LSF: Really? Those fricken little boxes drive me nuts…. Yeah, where did that Seuss-like rhyme pseudo children’s book idea come from? I mean it’s not like a normal game of word association: Syringe, nurse, blood, Seuss! I mean, what the hell?
TH – We came up with the rough idea together while driving back from an IUI appointment. But the thing was, we didn’t actually get the IUI because the doctor didn’t like the looks of the ultrasound – it looked like there might be polyps in the uterine lining, but could only be confirmed with a different kind of ultrasound, which couldn’t be done that day (and would be another couple hundred bucks). Virginia was really frustrated on that drive home. I commented that I envisioned the polyp as some mean old lady who lived on the uterine lining and was shouting at all the kids passing by to “Stay off my lawn!!!” Virginia laughed at that. And it was good to hear Virginia laugh. We decided at that moment that we were going to find some fun, imaginative way to tell the infertility story. Our good friend, Amanda is a talented artist. She really added a lot with her illustrations.

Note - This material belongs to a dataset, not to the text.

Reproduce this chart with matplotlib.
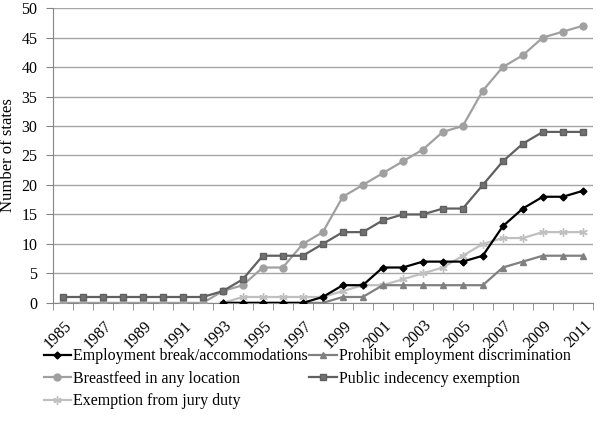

LSF: There’s a lot of raw emotion in this little book. A lot of yelling and some cursing and even a few sexual positions mentioned. (One I had to ask my husband what it was. He said: “You know when I want some and you want to watch a TV show and we compromise? That’s what that is.”) Anyhow… Did you set out to give a good, honest, form of venting that we can all relate to or did it just evolve into that?
TH – I don’t think we would have ever finished it if it weren’t an honest expression of how we felt. We were angry. We were frustrated. We were annoyed. We were ashamed. I’m not sure we could write an infertility book that didn’t contain those emotions. We wanted to do it in a way that was both relatable to those who are familiar with the experience, and accessible to those who aren’t. Something that you can hand to your best friend, or your mother-in-law, or a young couple who just hit their first road block in the process. Hand it to them and say “Read this. And then let’s talk.”

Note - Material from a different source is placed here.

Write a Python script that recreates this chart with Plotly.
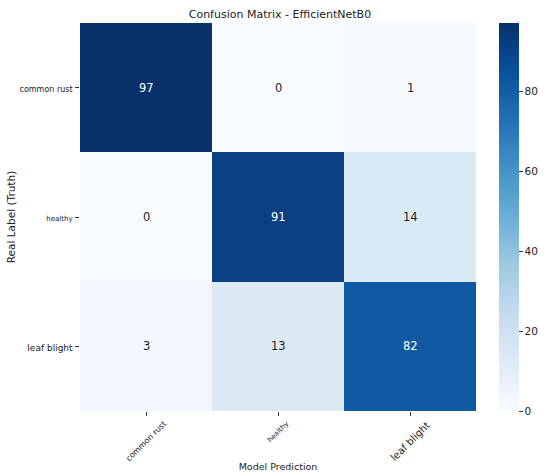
#confusion matrix heatmap for EfficientNetB0
import plotly.graph_objects as go
import plotly.express as px

class_names = ["common rust", "healthy", "leaf blight"]
# rows = real label, columns = model prediction
cm_values = [
    [97, 0, 1],
    [0, 91, 14],
    [3, 13, 82],
]
colorbar_ticks = [0, 20, 40, 60, 80]

# the original tick labels come in odd sizes, keep that
x_tick_sizes = [8, 7, 10]
y_tick_sizes = [8, 7, 9]

FONT = "DejaVu Sans"
vmax = max(max(r) for r in cm_values)

fig = go.Figure()
fig.add_trace(go.Heatmap(
    z=cm_values,
    x=class_names,
    y=class_names,
    colorscale=px.colors.sequential.Blues,
    zmin=0,
    zmax=vmax,
    showscale=True,
    colorbar=dict(
        thickness=20,
        len=1,
        lenmode="fraction",
        x=1.0575,
        xanchor="left",
        y=0.5,
        yanchor="middle",
        xpad=0,
        ypad=0,
        outlinewidth=0,
        tickvals=colorbar_ticks,
        ticks="outside",
        ticklen=4,
        tickcolor="#333",
        tickfont=dict(family=FONT, size=10.5, color="#222"),
    ),
))

# numbers in the cells, white on dark blue
for i, row in enumerate(cm_values):
    for j, v in enumerate(row):
        fig.add_annotation(
            x=class_names[j], y=class_names[i], text=str(v), showarrow=False,
            font=dict(family=FONT, size=11.5, color="white" if v > vmax * 0.6 else "#222"),
        )

# x tick labels: rotated 45 but centred under the tick (matplotlib style),
# plotly would right-align them so draw them as annotations instead
for name, s in zip(class_names, x_tick_sizes):
    fig.add_annotation(
        x=name, xref="x", y=0, yref="paper", text=name, showarrow=False,
        textangle=-45, xanchor="center", yanchor="top", yshift=-6,
        font=dict(family=FONT, size=s, color="#222"),
    )

y_ticktext = [f"<span style='font-size:{s}px'>{n}</span>" for n, s in zip(class_names, y_tick_sizes)]

fig.update_layout(
    width=550,
    height=476,
    margin=dict(l=80, r=70, t=23, b=65),
    paper_bgcolor="white",
    plot_bgcolor="white",
    font=dict(family=FONT, color="#222"),
    title=dict(text="Confusion Matrix - EfficientNetB0", x=0.509, xanchor="center",
               y=0.971, yanchor="middle", font=dict(family=FONT, size=11, color="#222")),
    xaxis=dict(
        title=dict(text="Model Prediction", font=dict(family=FONT, size=9.5), standoff=48),
        tickvals=class_names, showticklabels=False, automargin=False,
        ticks="outside", ticklen=4, tickcolor="#333", showgrid=False, zeroline=False,
    ),
    yaxis=dict(
        title=dict(text="Real Label (Truth)", font=dict(family=FONT, size=10.5), standoff=1),
        tickvals=class_names, ticktext=y_ticktext, autorange="reversed", automargin=False,
        ticks="outside", ticklen=4, tickcolor="#333", showgrid=False, zeroline=False,
    ),
)

# browser puts an 8px margin on the body, drop it so the figure fills the window
fig.write_html("out.html", config={"displayModeBar": False},
               post_script="document.body.style.margin='0';")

LSF: Wait… Whoa… Your mother-in-law? I mean, you’ve got that sexual position that I didn’t know had a name and you said the “M” word just a few minutes ago, and the “F” word’s in the title…
TH – EVERYONE we know has been invited to read this! In fact, the book’s cover is going to be the image on our Christmas cards this year. Many of our elderly aunts will now know that we have a book about infertility on Amazon… even if they don’t know that “Amazon” is more than a jungle in South America.

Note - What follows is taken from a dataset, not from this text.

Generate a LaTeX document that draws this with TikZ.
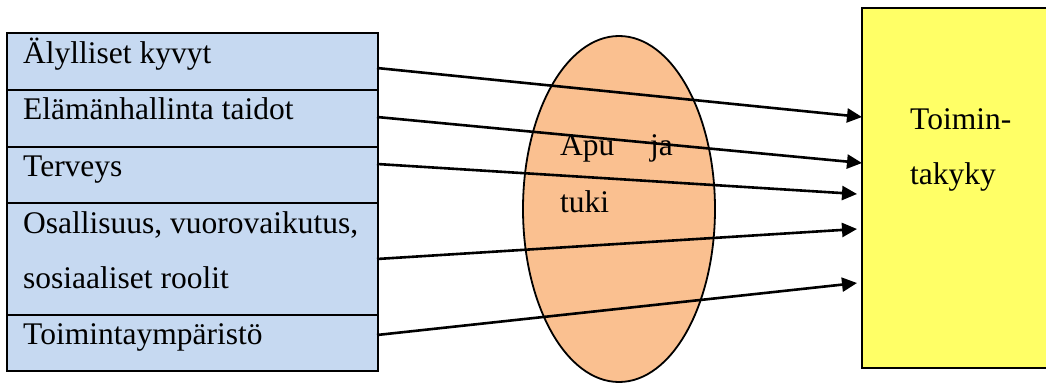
\documentclass[tikz,border=0pt]{standalone}
\usepackage{fontspec}
\setmainfont{Liberation Serif}
\usetikzlibrary{arrows.meta}
\definecolor{rowblue}{HTML}{C6D9F1}
\definecolor{peach}{HTML}{FAC090}
\definecolor{lemon}{HTML}{FFFF66}
\begin{document}
\begin{tikzpicture}[x=1pt,y=-1pt,
  lbl/.style={anchor=base west,inner sep=0pt,font=\fontsize{31.5}{36}\selectfont},
  rowbox/.style={draw=black,line width=2.5pt,fill=rowblue},
  link/.style={line width=2.6pt,-{Triangle[length=15pt,width=14pt]}}]
\useasboundingbox (0,0) rectangle (1046,383);
% factor rows on the left
\draw[rowbox] (7,33) rectangle (378,90);
\draw[rowbox] (7,90) rectangle (378,147);
\draw[rowbox] (7,147) rectangle (378,203);
\draw[rowbox] (7,203) rectangle (378,315);
\draw[rowbox] (7,315) rectangle (378,371);
\node[lbl] (t1) at (23,63) {Älylliset kyvyt};
\node[lbl] (t2) at (23,119) {Elämänhallinta taidot};
\node[lbl] (t3) at (23,176) {Terveys};
\node[lbl] (t4) at (23,233) {Osallisuus, vuorovaikutus,};
\node[lbl] (t4b) at (23,288) {sosiaaliset roolit};
\node[lbl] (t5) at (23,344) {Toimintaympäristö};
% support ellipse in the middle
\draw[line width=1.8pt,fill=peach] (619,209) ellipse [x radius=96,y radius=173];
% outcome box on the right
\draw[line width=1.8pt,fill=lemon] (862,8) rectangle (1060,368);
\node[lbl] (r1) at (910,129) {Toimin-};
\node[lbl] (r2) at (910,184) {takyky};
% connector end points
\coordinate (s1) at (377,68);  \coordinate (e1) at (862,117);
\coordinate (s2) at (377,117); \coordinate (e2) at (862,163);
\coordinate (s3) at (377,164); \coordinate (e3) at (857,194);
\coordinate (s4) at (377,259); \coordinate (e4) at (857,229);
\coordinate (s5) at (377,335); \coordinate (e5) at (857,283);
\draw[link] (s1) -- (e1);
\draw[link] (s2) -- (e2);
\draw[link] (s3) -- (e3);
\draw[link] (s4) -- (e4);
\draw[link] (s5) -- (e5);
% ellipse label
\node[lbl] (a1) at (560,155) {Apu};
\node[lbl] (a2) at (650,155) {ja};
\node[lbl] (a3) at (560,212) {tuki};
\end{tikzpicture}
\end{document}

LSF: Or a very large warrior woman.
TH: Right. One of our intentions in writing this book was to “come out” to our family and friends. We wanted to express our frustration to them, but to do it in a fun, entertaining way. It’s a narrow target to hit (serious yet whimsical), but the response from everyone we love has been amazing.
VH: The most amazing thing has been how many friends have seen our book and then reached out to personally share their own infertility struggles with us! These are friends whose Facebook pages are plastered with photos of their beautiful children. I never knew the anguish they went through to have those children. Everyone seems to fight infertility alone, and it’s not right that something so emotionally and physically draining is also so lonely and isolating.
TH: I think it’s been great. The more we can get other people to accept infertility without stigma, the easier it’s been for us to accept it too.
LSF: Thanks a lot you guys for taking time to chat… And for you know, only saying “masturbate” once.